Neither Mendez nor other speakers at the Alliance briefing named any of the members of Congress they say have signed on to support the amendment, saying they did not want the issue “cast in narrow political terms.”

But David Smith of the Human Rights Campaign, which advocates for lesbian and gay rights, said his organization has found no evidence that there is any support on Capitol Hill for the move.

“The question that has not yet been answered is who is behind this,” Smith added, declining to speculate about the answer.

“Even though they seem to be putting on a multi-cultural face, what they are trying to create would cause a great deal of harm to gay people,” Smith said.

“The enormity of changing the U.S. Constitution can’t be overstated — this would be devastating if successful. It is our strong view that the Constitution will one day protect gay people and their families fully,” he added.

“With only a few exceptions, most of the anti-gay attacks in Congress are the legal equivalent of sticks and stones,” said Christopher Anders of the American Civil Liberties Union.

“This amendment is the legal equivalent of a nuclear bomb.
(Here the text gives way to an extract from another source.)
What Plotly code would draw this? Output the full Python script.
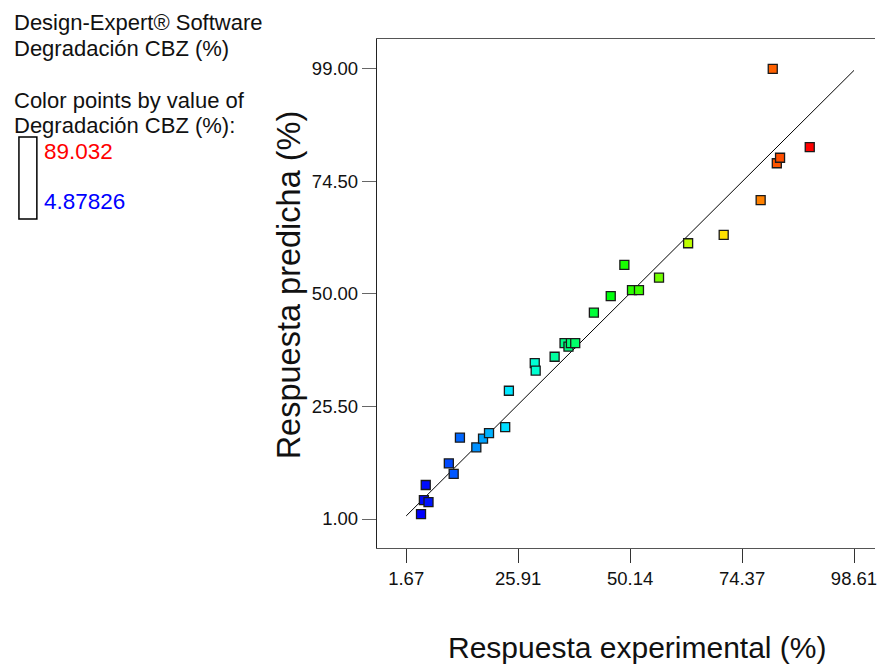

It will wipe out every single law protecting gay and lesbian families and other unmarried couples,” and halt the gay, lesbian, bisexual, and transgendered community’s progress toward full constitutional protection, he said.

Questioned this week about the Alliance’s campaign, White House Press Secretary Ari Fleischer said the Defense of Marriage Act is already in place defining marriage in much the same language as the Alliance’s proposed amendment. Fleischer added that he had not specifically discussed the amendment with President Bush.